● AIM
Pictures stay out of the copy; restate everything else in the material exactly.

=====

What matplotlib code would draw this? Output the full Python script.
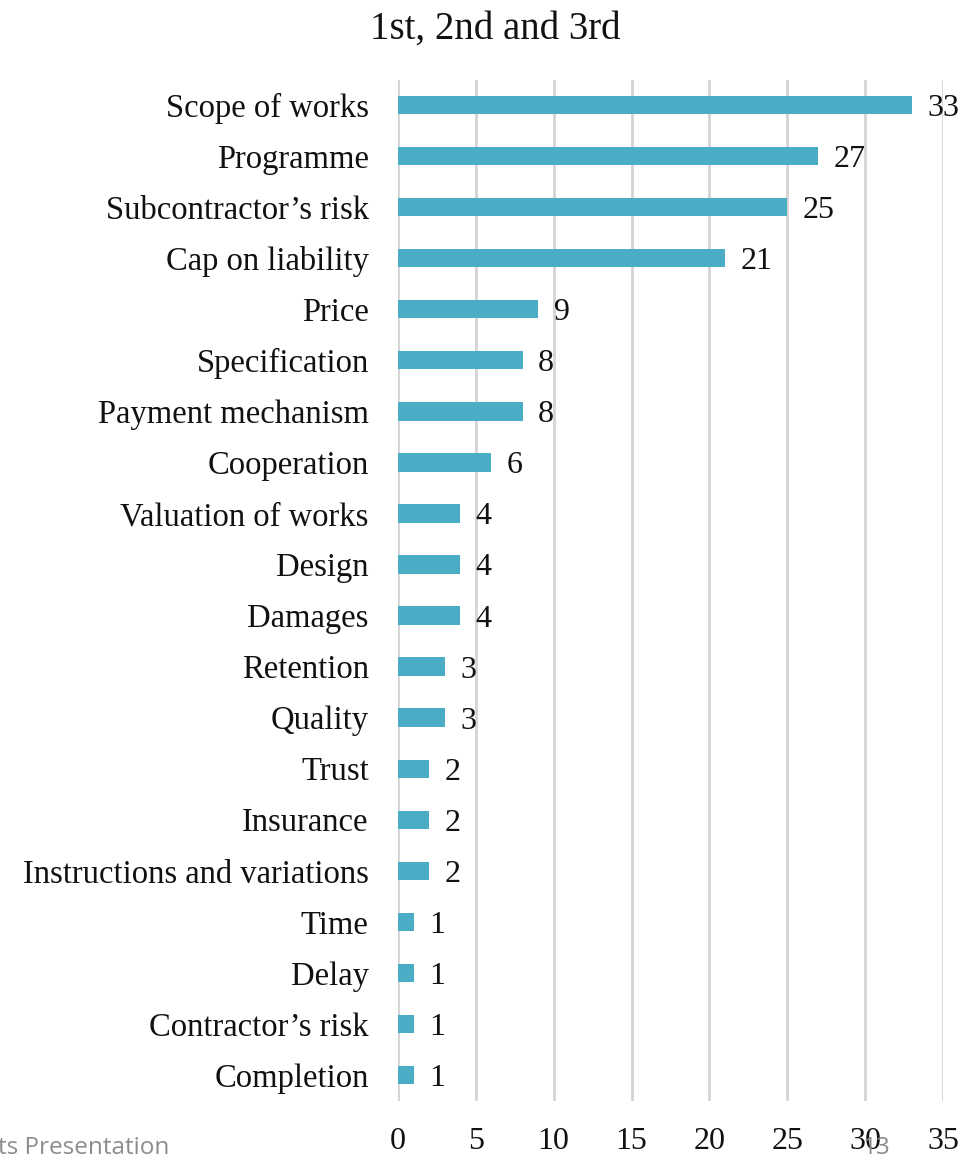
import matplotlib
matplotlib.use("Agg")
import matplotlib.pyplot as plt

categories = [
    "Scope of works", "Programme", "Subcontractor\u2019s risk", "Cap on liability",
    "Price", "Specification", "Payment mechanism", "Cooperation",
    "Valuation of works", "Design", "Damages", "Retention", "Quality",
    "Trust", "Insurance", "Instructions and variations", "Time", "Delay",
    "Contractor\u2019s risk", "Completion",
]
counts = [33, 27, 25, 21, 9, 8, 8, 6, 4, 4, 4, 3, 3, 2, 2, 2, 1, 1, 1, 1]
x_ticks = [0, 5, 10, 15, 20, 25, 30, 35]

plt.rcParams["font.family"] = ["Liberation Serif", "DejaVu Serif"]

fig = plt.figure(figsize=(9.8, 11.61), dpi=100)
ax = fig.add_axes([0.4061, 0.0521, 0.5561, 0.8794])

positions = list(range(len(categories)))
ax.barh(positions, counts, height=0.36, color="#4BACC6", zorder=3)

for y, v in zip(positions, counts):
    ax.text(v + 1.0, y, str(v), va="center_baseline", ha="left",
            fontsize=23, color="#111111")

ax.set_xlim(0, 35)
ax.set_ylim(len(categories) - 0.5, -0.5)
ax.set_yticks(positions)
ax.set_yticklabels(categories, fontsize=23.5, va="center_baseline")
ax.set_xticks(x_ticks)
ax.set_xticklabels([str(t) for t in x_ticks], fontsize=23)
ax.tick_params(axis="both", length=0, colors="#111111")
ax.tick_params(axis="y", pad=21)
ax.tick_params(axis="x", pad=19)

ax.grid(axis="x", color="#d4d4d4", linewidth=2, zorder=0)
for side in ax.spines.values():
    side.set_visible(False)

fig.text(0.505, 0.975, "1st, 2nd and 3rd", ha="center", va="center",
         fontsize=28, color="#111111")

fig.text(-0.002, 0.006, "ts Presentation", ha="left", va="baseline", fontsize=17.5,
         color="#8c8c8c", family=["Open Sans", "DejaVu Sans"])
fig.text(0.895, 0.006, "13", ha="center", va="baseline", fontsize=17.5,
         color="#8c8c8c", family=["Open Sans", "DejaVu Sans"])

fig.savefig("out.png", dpi=100)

=====

● RESULT OF THE EXERCISE
What matplotlib code would draw this? Output the full Python script.
import matplotlib
matplotlib.use("Agg")
import matplotlib.pyplot as plt

categories = [
    "Scope of works", "Programme", "Subcontractor\u2019s risk", "Cap on liability",
    "Price", "Specification", "Payment mechanism", "Cooperation",
    "Valuation of works", "Design", "Damages", "Retention", "Quality",
    "Trust", "Insurance", "Instructions and variations", "Time", "Delay",
    "Contractor\u2019s risk", "Completion",
]
counts = [33, 27, 25, 21, 9, 8, 8, 6, 4, 4, 4, 3, 3, 2, 2, 2, 1, 1, 1, 1]
x_ticks = [0, 5, 10, 15, 20, 25, 30, 35]

plt.rcParams["font.family"] = ["Liberation Serif", "DejaVu Serif"]

fig = plt.figure(figsize=(9.8, 11.61), dpi=100)
ax = fig.add_axes([0.4061, 0.0521, 0.5561, 0.8794])

positions = list(range(len(categories)))
ax.barh(positions, counts, height=0.36, color="#4BACC6", zorder=3)

for y, v in zip(positions, counts):
    ax.text(v + 1.0, y, str(v), va="center_baseline", ha="left",
            fontsize=23, color="#111111")

ax.set_xlim(0, 35)
ax.set_ylim(len(categories) - 0.5, -0.5)
ax.set_yticks(positions)
ax.set_yticklabels(categories, fontsize=23.5, va="center_baseline")
ax.set_xticks(x_ticks)
ax.set_xticklabels([str(t) for t in x_ticks], fontsize=23)
ax.tick_params(axis="both", length=0, colors="#111111")
ax.tick_params(axis="y", pad=21)
ax.tick_params(axis="x", pad=19)

ax.grid(axis="x", color="#d4d4d4", linewidth=2, zorder=0)
for side in ax.spines.values():
    side.set_visible(False)

fig.text(0.505, 0.975, "1st, 2nd and 3rd", ha="center", va="center",
         fontsize=28, color="#111111")

fig.text(-0.002, 0.006, "ts Presentation", ha="left", va="baseline", fontsize=17.5,
         color="#8c8c8c", family=["Open Sans", "DejaVu Sans"])
fig.text(0.895, 0.006, "13", ha="center", va="baseline", fontsize=17.5,
         color="#8c8c8c", family=["Open Sans", "DejaVu Sans"])

fig.savefig("out.png", dpi=100)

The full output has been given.